Torna nelle piazze, e speriamo che ci rimanga fino a quando sarà necessario. È il pacifismo. Muto da anni. Molti anni. Ci fu qualcosa per la guerra in Iraq. Ma nulla o troppo poco per la tragedia che dilaniò l’ex Jugoslavia, che per l’Europa e per ora rimane il peggio dai tempi della seconda guerra mondiale: lo è stato per numero di vittime, per ferocia nazionalista, per la violenza delle pulizie etniche, per distruzioni, per scombussolamento della carta geografica balcanica. Poi il silenzio. Su tanti altri teatri di conflitto, su altre stragi, su altre (tantissime) vittime. Solo indifferenza, nonostante il profluvio di terribili immagini? Non proprio. Allora stanchezza? Assuefazione? Senso di impotenza? Possibile. Possibile anche che comunque si trattasse di un’elaborazione incompleta, parziale, mutilata; l’idea che quelle armi, quelle bombe, quei massacri fossero cose lontane, cose d’altri, da tenere a distanza.
Tranne poi scoprire che era auspicio irrealistico, impossibile; e scoprire che la Storia (soprattutto, o quasi sempre, quella peggiore) esonda, defluisce dai suoi confini iniziali, ti coinvolge, e ti interroga. Profughi: poca accoglienza, troppo filo spinato lungo i nostri confini e attorno alle nostre paure, comprensibili ma spesso irrazionali e pesantemente strumentalizzate per gli slogan che ancora gonfiano le vele dell’intolleranza. Fors’anche, anzi probabilmente, perché quei poveracci in fuga provenivano da terre martoriate da fame e altre guerre ma anche terre d’Islam, indicato come il nuovo nemico, il grande allarme, convinzione alimentata anche dal jihadismo dei tagliagole che colpirono le città europee. Più che sufficiente a cancellare anche i risultati mai abbastanza segnalati dell’integrazione possibile, come è documentabile da quel milione arrivato nella Germania merkeliana in un momento (2015) di generosità, e di lucidità.
Oggi è diverso. L’Ucraina aggredita dal signore del Cremlino non è la Siria, non lo Yemen, non l’Iraq, non la Libia, non l’Africa. Certo, si tratta di ‘commozione a geometria variabile’, e può non piacere. Gli ucraini li senti ‘nostri’. Come avvenne per gli ungheresi del ’56, per i cecoslovacchi del ’68. Religione cristiana, giovani e adulti che potrebbero confondersi senza suscitare curiosità preoccupata fra i pedoni delle nostre città, confini non più blindati, con paesi della Vecchio Europa. In parte (sì, in parte) fu così anche con la gente scappata dalla ‘macelleria’ balcanica, che portavano comunque le stigmate di un conflitto feroce e ancor più enigmatico.
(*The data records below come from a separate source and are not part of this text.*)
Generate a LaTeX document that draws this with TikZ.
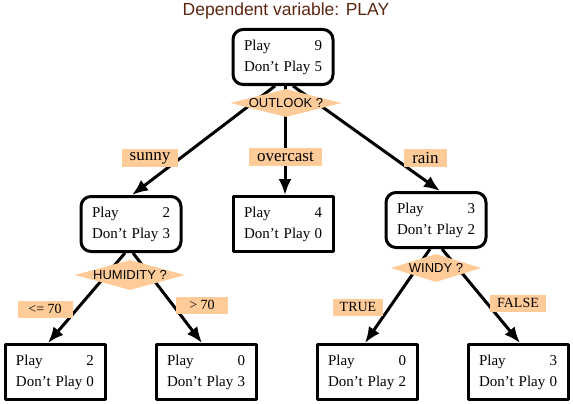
\documentclass[tikz,border=0pt]{standalone}
\usepackage{fontspec}
\setmainfont{Liberation Serif}
\newfontfamily\diagsans{Liberation Sans}
\usetikzlibrary{shapes.geometric,arrows.meta}

\definecolor{peach}{RGB}{255,204,153}
\definecolor{titlebrown}{RGB}{92,38,16}

\tikzset{
  countbox/.style={draw, line width=3pt, fill=white, text width=78pt, inner xsep=11pt,
    minimum height=55pt, font=\fontsize{15}{21}\selectfont},
  splitbox/.style={countbox, rounded corners=10pt},
  question/.style={diamond, aspect=4, fill=peach, inner sep=0pt, minimum height=28pt,
    font=\diagsans\fontsize{13}{13}\selectfont},
  branch/.style={fill=peach, inner xsep=8pt, inner ysep=0pt, minimum height=18pt,
    font=\fontsize{17}{17}\selectfont},
  smallbranch/.style={fill=peach, inner xsep=7pt, inner ysep=0pt, minimum height=17pt,
    font=\fontsize{14}{14}\selectfont},
  edge/.style={line width=3pt, -{Latex[length=16pt,width=13pt]}}
}

\begin{document}
\begin{tikzpicture}[x=1pt, y=-1pt, line join=round]

                \useasboundingbox (0,0) rectangle (573,404);

                \node[text=titlebrown, font=\diagsans\fontsize{17.5}{17.5}\selectfont] (title) at (286,11) {Dependent variable: PLAY};

                % counting boxes
                \node[splitbox] (root) at (283,57) {Play\hfill 9\\Don't Play\hfill 5};
                \node[splitbox] (humid) at (131,224) {Play\hfill 2\\Don't Play\hfill 3};
                \node[countbox] (mid) at (283,224) {Play\hfill 4\\Don't Play\hfill 0};
                \node[splitbox] (windy) at (436,220) {Play\hfill 3\\Don't Play\hfill 2};

                \node[countbox] (leafa) at (55,372) {Play\hfill 2\\Don't Play\hfill 0};
                \node[countbox] (leafb) at (206,372) {Play\hfill 0\\Don't Play\hfill 3};
                \node[countbox] (leafc) at (367,372) {Play\hfill 0\\Don't Play\hfill 2};
                \node[countbox] (leafd) at (518,372) {Play\hfill 3\\Don't Play\hfill 0};

                % edges
                \draw[edge] ([xshift=-8pt]root.south) -- ([xshift=1pt]humid.north);
                \draw[edge] ([xshift=2pt]root.south) -- ([xshift=2pt]mid.north);
                \draw[edge] ([xshift=10pt]root.south) -- ([xshift=4pt]windy.north);

                \draw[edge] ([xshift=-6pt]humid.south) -- ([xshift=-7pt]leafa.north);
                \draw[edge] ([xshift=2pt]humid.south) -- ([xshift=-4pt]leafb.north);
                \draw[edge] ([xshift=-6pt]windy.south) -- ([xshift=-2pt]leafc.north);
                \draw[edge] ([xshift=6pt]windy.south) -- ([xshift=2pt]leafd.north);

                % questions
                \node[question] (qoutlook) at (286,103) {OUTLOOK ?};
                \node[question, minimum height=30pt] (qhumid) at (130,275) {HUMIDITY ?};
                \node[question] (qwindy) at (436,268) {WINDY ?};

                % branch labels
                \node[branch] (sunny) at (150,158) {sunny};
                \node[branch] (overcast) at (285.5,157) {overcast};
                \node[branch] (rain) at (425.5,157.5) {rain};

                \node[smallbranch, minimum width=55pt] (low) at (45,309) {<= 70};
                \node[smallbranch, minimum width=52pt] (high) at (202,305) {> 70};
                \node[smallbranch] (true) at (358,307) {TRUE};
                \node[smallbranch] (false) at (518,303) {FALSE};

\end{tikzpicture}
\end{document}
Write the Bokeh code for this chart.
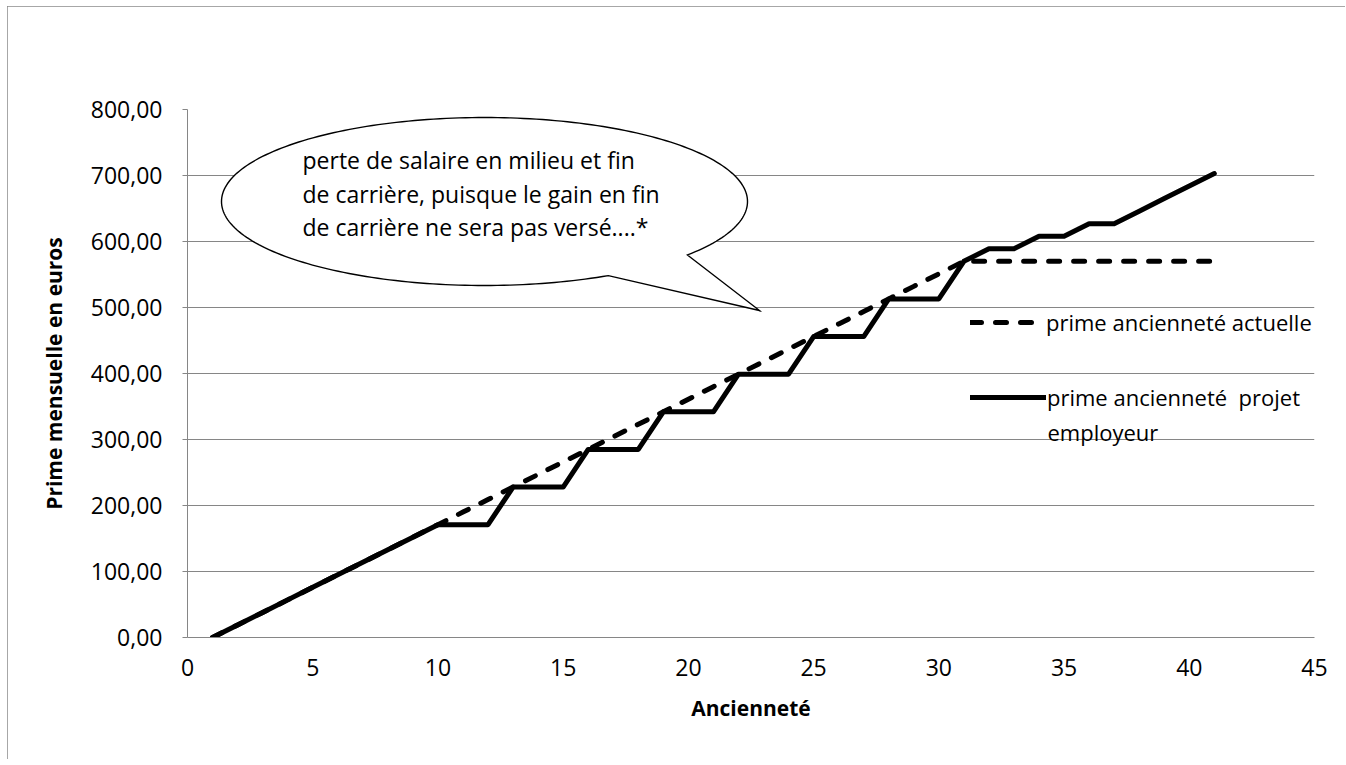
import math
from bokeh.plotting import figure
from bokeh.models import Legend, LegendItem, Label, Range1d
from bokeh.embed import file_html
from bokeh.resources import INLINE

# ---------------- data ----------------
anciennete = [1, 2, 3, 4, 5, 6, 7, 8, 9, 10,
              11, 12, 13, 14, 15, 16, 17, 18, 19, 20,
              21, 22, 23, 24, 25, 26, 27, 28, 29, 30,
              31, 32, 33, 34, 35, 36, 37, 38, 39, 40, 41]
prime_actuelle = [0, 19, 38, 57, 76, 95, 114, 133, 152, 171,
                  190, 209, 228, 247, 266, 285, 304, 323, 342, 361,
                  380, 399, 418, 437, 456, 475, 494, 513, 532, 551,
                  570, 570, 570, 570, 570, 570, 570, 570, 570, 570, 570]
prime_projet = [0, 19, 38, 57, 76, 95, 114, 133, 152, 171,
                171, 171, 228, 228, 228, 285, 285, 285, 342, 342,
                342, 399, 399, 399, 456, 456, 456, 513, 513, 513,
                570, 589, 589, 608, 608, 627, 627, 646, 665, 684, 703]
x_ticks = [0, 5, 10, 15, 20, 25, 30, 35, 40, 45]
y_ticks = [0, 100, 200, 300, 400, 500, 600, 700, 800]
y_tick_labels = ["0,00", "100,00", "200,00", "300,00", "400,00",
                 "500,00", "600,00", "700,00", "800,00"]
serie_labels = ["prime ancienneté actuelle", "prime ancienneté  projet", "employeur"]
callout_lines = ["perte de salaire en milieu et fin",
                 "de carrière, puisque le gain en fin",
                 "de carrière ne sera pas versé....*"]
x_title = "Ancienneté"
y_title = "Prime mensuelle en euros"

# ---------------- layout ----------------
FONT = "Open Sans"
OFF_X, OFF_Y = 7, 6            # chart-area position on the page
W, H = 1338, 753
F_LEFT, F_RIGHT, F_TOP, F_BOTTOM = 187, 1314, 109, 637   # frame in page px
XMIN, XMAX, YMIN, YMAX = 0, 45, 0, 800
GRID = "#868686"


def px2x(px):
    return XMIN + (px - F_LEFT) * (XMAX - XMIN) / (F_RIGHT - F_LEFT)


def px2y(py):
    return YMIN + (F_BOTTOM - py) * (YMAX - YMIN) / (F_BOTTOM - F_TOP)


p = figure(width=W, height=H, output_backend="svg", toolbar_location=None,
           x_range=Range1d(XMIN, XMAX), y_range=Range1d(YMIN, YMAX),
           min_border_left=F_LEFT - OFF_X, min_border_right=OFF_X + W - F_RIGHT,
           min_border_top=F_TOP - OFF_Y, min_border_bottom=OFF_Y + H - F_BOTTOM)
p.styles = {"outline": "1.5px solid #8a8a8a", "outline-offset": "-1px",
            "margin-left": f"{OFF_X}px", "margin-top": f"{OFF_Y}px"}
p.outline_line_color = None
p.background_fill_color = "white"
p.border_fill_color = "white"

p.xgrid.visible = False
p.ygrid.grid_line_color = GRID
p.ygrid.grid_line_width = 1

p.xaxis.ticker = x_ticks
p.yaxis.ticker = y_ticks
p.yaxis.major_label_overrides = {v: l for v, l in zip(y_ticks, y_tick_labels)}
for ax in (p.xaxis[0], p.yaxis[0]):
    ax.axis_line_color = GRID
    ax.axis_line_width = 1
    ax.major_tick_line_color = GRID
    ax.minor_tick_line_color = None
    ax.major_tick_in = 0
    ax.major_label_text_font = FONT
    ax.major_label_text_font_size = "23px"
    ax.major_label_text_color = "black"
    ax.axis_label_text_font = FONT
    ax.axis_label_text_font_size = "21px"
    ax.axis_label_text_font_style = "bold"
    ax.axis_label_text_color = "black"
p.xaxis.major_tick_out = 0
p.yaxis.major_tick_out = 5
p.xaxis.major_label_standoff = 21
p.yaxis.major_label_standoff = 20
p.xaxis.axis_label = x_title
p.yaxis.axis_label = y_title
p.xaxis.axis_label_standoff = 15
p.yaxis.axis_label_standoff = 20

r1 = p.line(anciennete, prime_actuelle, line_color="black", line_width=5,
            line_dash="11 14", line_cap="round")
r2 = p.line(anciennete, prime_projet, line_color="black", line_width=5,
            line_join="round", line_cap="round")

# ---------------- legend ----------------
def make_legend(label, rend, glyph_w, standoff, center_py):
    h = 30
    leg = Legend(items=[LegendItem(label=label, renderers=[rend])],
                 location=(970 - F_LEFT, F_BOTTOM - center_py - h / 2),
                 glyph_width=glyph_w, glyph_height=h, label_height=h,
                 label_standoff=standoff, padding=0, margin=0, spacing=0,
                 border_line_alpha=0, background_fill_alpha=0,
                 label_text_font=FONT, label_text_font_size="22px",
                 label_text_color="black")
    p.add_layout(leg)


make_legend(serie_labels[0], r1, 67, 9, 322)
make_legend(serie_labels[1], r2, 76, 1, 397)
p.add_layout(Label(x=px2x(1047), y=px2y(431), text=serie_labels[2],
                   text_font=FONT, text_font_size="22px", text_color="black",
                   text_baseline="middle"))

# ---------------- callout bubble ----------------
cx, cy, a, b = 484, 201, 263, 84
tip = (759, 310)
t0, t1 = math.radians(61.9), math.radians(399.5)
n = 240
bx, by = [], []
for i in range(n + 1):
    t = t0 + (t1 - t0) * i / n
    bx.append(px2x(cx + a * math.cos(t)))
    by.append(px2y(cy + b * math.sin(t)))
bx.append(px2x(tip[0]))
by.append(px2y(tip[1]))
p.patch(bx, by, fill_color="white", line_color="black", line_width=1.4,
        line_join="miter")

for line, py in zip(callout_lines, [159, 193, 226]):
    p.add_layout(Label(x=px2x(302), y=px2y(py), text=line,
                       text_font=FONT, text_font_size="23px",
                       text_color="black", text_baseline="middle"))

open("out.html", "w").write(file_html(p, INLINE))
Ancor più incomprensibile.
Adesso nella stessa Russia si registrano eroici gesti di protesta pubblica (con l’ex presidente Medvedev che auspica la pena di morte per chi osa). Adesso le piazze occidentali tornano ad affollarsi. Accade in tutta Europa. Certo, nulla di paragonabile con quelle degli Anni Settanta, quando vi fu la grande mobilitazione contro il dispiegamento all’Ovest degli euromissili Pershing e Cruise, per fronteggiare gli SS-20 sovietici (con il problema, segnalò l’allora cancelliere Helmut Schmidt “che di là ci sono i missili. Ma comunque le voci contro la guerra tornano a farsi sentire. In alcune città, a decine di migliaia, bandiere della pace insieme a quelle ucraine. Anche perché dopo pochi giorni di spari, bombardamenti, vittime, rifugi pieni, fiumi di fuggiaschi, e anche di una resistenza armata più tenace del previsto, c’è più consapevolezza della gravità di quanto sta accadendo, anche per noi e per la nostra quotidianità, pure economica. E più consapevolezza di cosa significhi la logica sopraffattoria e l’attacco, sul teatro europeo, alla pur imperfetta difettosa democrazia, e sappiamo quanto quella ucraina abbia conosciuto ombre e ambiguità e distorsioni. Democrazie fragili, le nostre, che necessitano trasformazioni sostanziali anche in fatto di equità e giustizia sociale. E non è per nulla strano o casuale che l’offesa alla possibilità di riuscirci venga in questo momento proprio da un autocrate come Putin che definisce ‘obsoleti’ i regimi parlamentari, in sintonia col suo (provvisorio) sodale cinese Xi.